By BBC-Actress Jeanne Moreau, one of French cinema’s biggest stars of the last 60 years, has died at the age of 89.
Moreau is probably best known for her role in Francois Truffaut’s 1962 new wave film Jules et Jim.
She won a number of awards including the best actress prize at Cannes for Moderato Cantabile in 1960.
She also worked with Orson Welles on several films and won the Bafta Award for best foreign actress for Viva Maria! in 1967.
Moreau was found dead at her home in Paris, the district’s mayor told the AFP news agency.
Paying tribute, French President Emmanuel Macron said Moreau had “embodied cinema” and was a free spirit who “always rebelled against the established order”.
Analysis – Nick James, editor of Sight & Sound magazine
Of the three most iconic French actresses of her generation – herself, Catherine Deneuve and Brigitte Bardot – Moreau was the one with the most on-screen authority. Post-war French cinema is unthinkable without her.
So many key directors owe important, often breakthrough successes to her – Louis Malle’s Lift to the Scaffold and The Lovers, Francois Truffaut’s Jules et Jim and Jacques Demy’s Bay of Angels, for instance.
Her famous sensual presence was backed up with formidable timing and technique, so much so that every major director wanted to work with her – Orson Welles, Michelangelo Antonioni, Joseph Losey and Luis Bunuel among them.
She was, perhaps, the female equivalent of what Welles called a “king” actor – someone who cannot help but be the centre of attention. Certainly, over time, she became almost everyone’s idea of the ultimate magnetic French movie star.
Moreau was born in 1928, the daughter of a French restaurateur and a Tiller Girl dancer from Oldham.
She pursued an acting career, despite her father’s disapproval, and got her break in the 1957 films Lift to the Scaffold, which had a jazz score by Miles Davis, and The Lovers.
Known for her husky tones, her other films included 1961’s La Notte, directed by Michelangelo Antonioni; Luis Bunuel’s Diary of a Chambermaid (1964); and Tony Richardson’s Mademoiselle (1966).

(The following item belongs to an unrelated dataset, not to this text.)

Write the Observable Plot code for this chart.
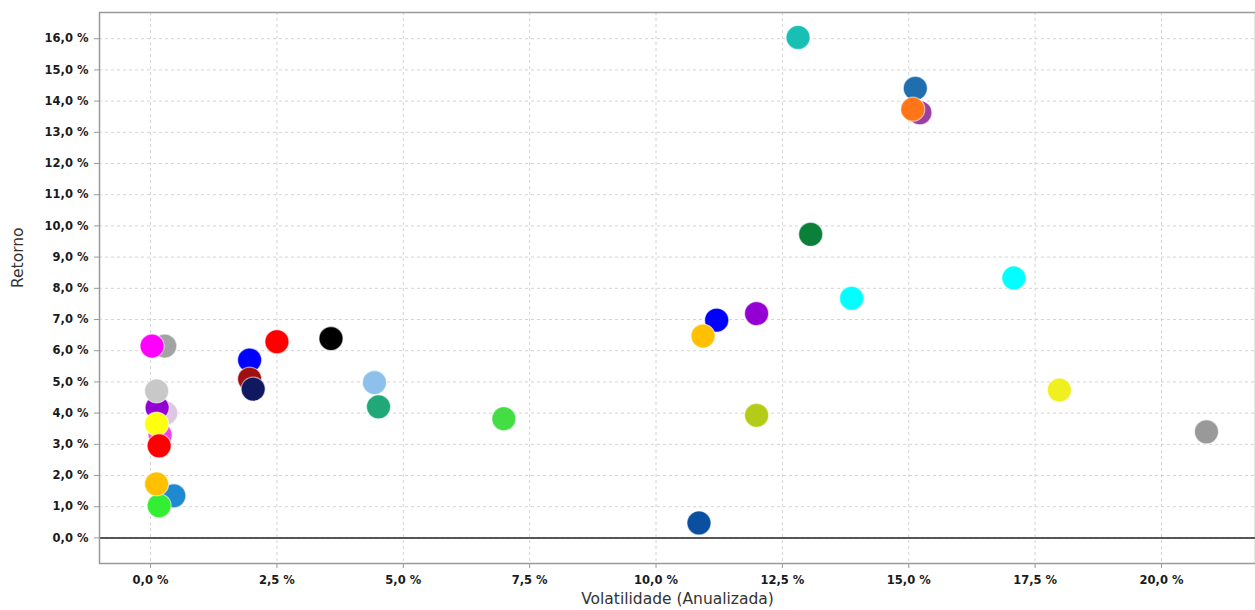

Welles, who worked with her on films including Chimes at Midnight and his adaptation of Kafka’s The Trial, once described her as the greatest actress in the world.
She famously turned down Mike Nichols’ invitation to play Mrs Robinson in The Graduate, and instead reunited with Truffaut for 1968’s The Bride Wore Black, an homage to Alfred Hitchcock.
She was also known for her singing voice and performed the refrain Le Tourbillon de la Vie in Jules et Jim.
Moreau had a prolific career and continued acting into her 80s.
In an interview with the New York Times in 1989, she said: “I work more now because at this time of my life I am not disturbed from my aim by outside pressures such as family, passionate relationships, dealing with who am I – those complications when one is searching for one’s self. I have no doubt who I am.”
Her theatre career included a role in 1989 as a matchmaker in La Celestine, a 15th Century Spanish play by De Fernando de Rojas.
Moreau won one of France’s highest acting honours, a Cesar for best actress, for The Old Lady Who Walked in the Sea in 1992.
A feminist icon for many, the actress once declared: “Physical beauty is a disgrace.”